Surely, I think, it must mean hanging on (f. L. tenere, to hold) to
something more than simply a job. It must mean hanging on to something that
we can convince the tax- or fees-paying general public is worth preserving
in a time when guarantees of employment are getting like the proverbial
teeth of hens. Then I reflect on how American liberal arts colleges manage
to convince people to pay enormous sums, equal to the tuition costs of the
top Ivy League institutions, to send their daughters and sons to school
there. In the words of a colleague, what they are selling is a life worth
living, not job-training. The liberal arts college with which I am most
recently familiar does an amazingly effective job of marketing, and in fact
this college does deliver. Can we, as computing humanists, do as well? Do we
have anything of value to say to the world rushing to embrace the Internet?

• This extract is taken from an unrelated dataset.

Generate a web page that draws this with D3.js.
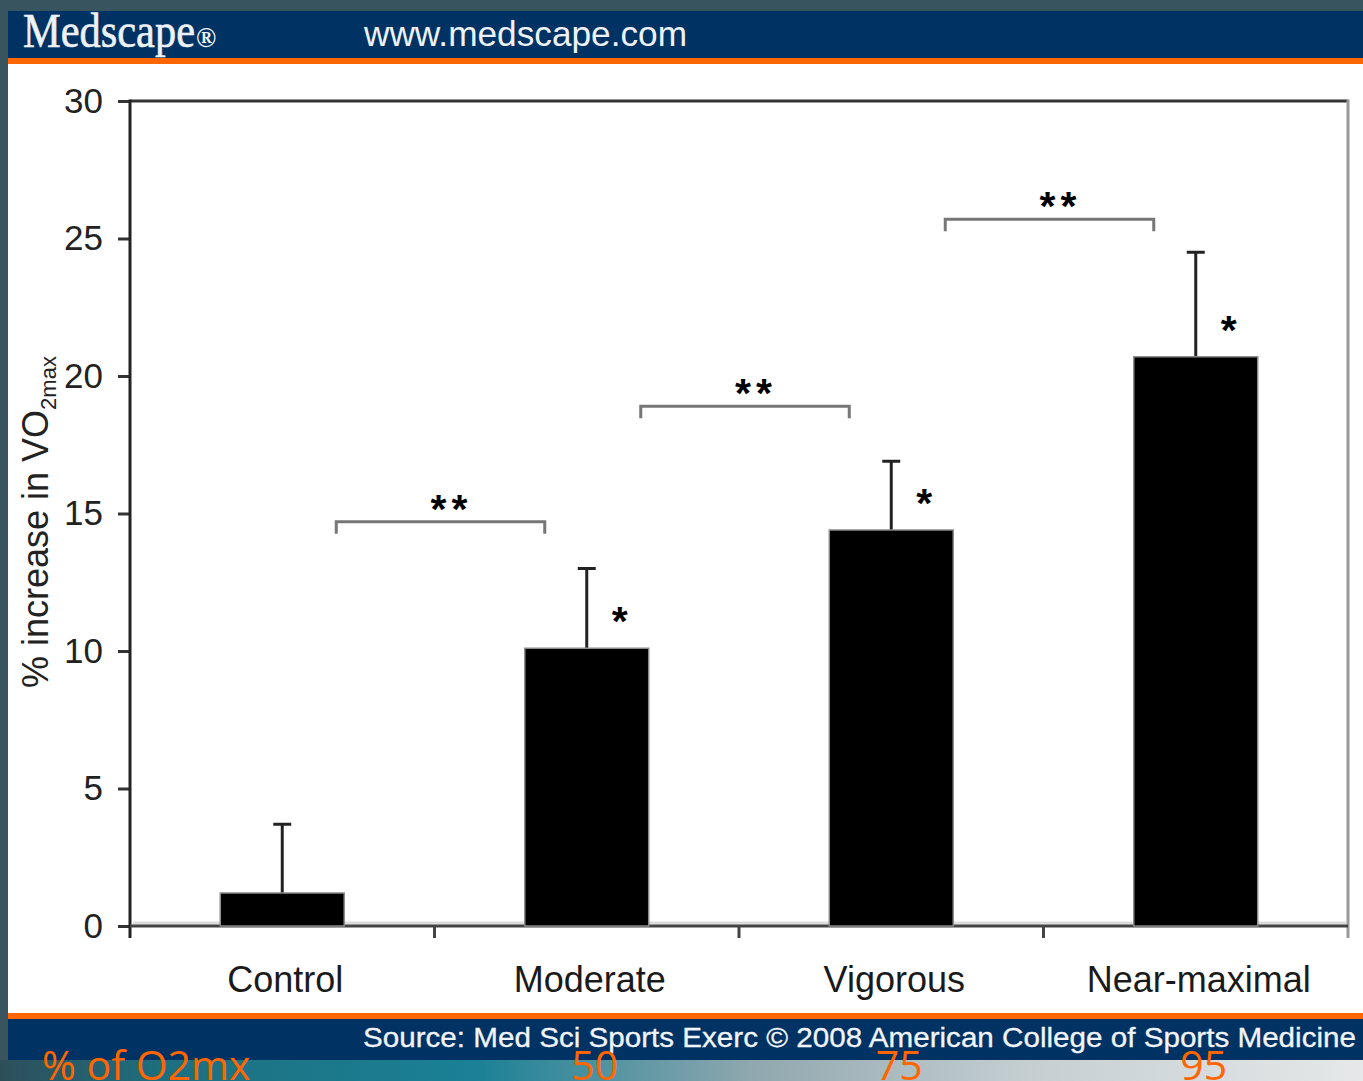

The Internet, of course. Three articles on the subject in today's local
paper, the Globe and Mail, two on the front page, one on the next page. The
first two are combined under the common title, "Internet: Nations investing
in new technology, but are suspicious of assault by Western values". It's
the second that tugged vigorously at my attention this morning: "The
worldwide computer network is still young in the region [of Asia], but
already cyberspace resounds to the crashing of broken taboos, and collisions
with the powers that be." Literally "criminal" gibes at the monarchy in
Thailand; homepages for "everyone from Confucius to the Penthouse pet of the
month, including one for "the military junta that rules Burma's media like
an Orwellian ministery of truth"; cultures deeply offended by "the smut and
antigovernment invective" but governed by those who cannot afford to be left
out. The unfettered individualism so characteristic of the Internet and, at
least ideologically, of the society that created it comes into direct
conflict with very different ways of life. Surely, I think, this must be the
kind of thing that Humanists are best prepared to discuss.

The third article in today's paper is entitled, "The Internet comes to a
reporter's rescue". The basic story is one that we have all heard told many
times, of timely help from a distant source. What struck me, however, was
the reporter's observation that,

"The oxymoron of the uncommunicative communicators best defines our tentative
approach to the 1990's omnipresent 'I' word, the Internet. You'd think we
journalists would be an advance guard of Internauts , but that's just
not the case.

Indeed, we are collectively so unsure of what to make of a medium whose
applications seem to redefine the word amorphous that we have only recently
organized some in-house seminars on the subject."

Is it inaccurate and unfair of me to think that one could substitute
"academic computing humanists" for "journalists" in the above?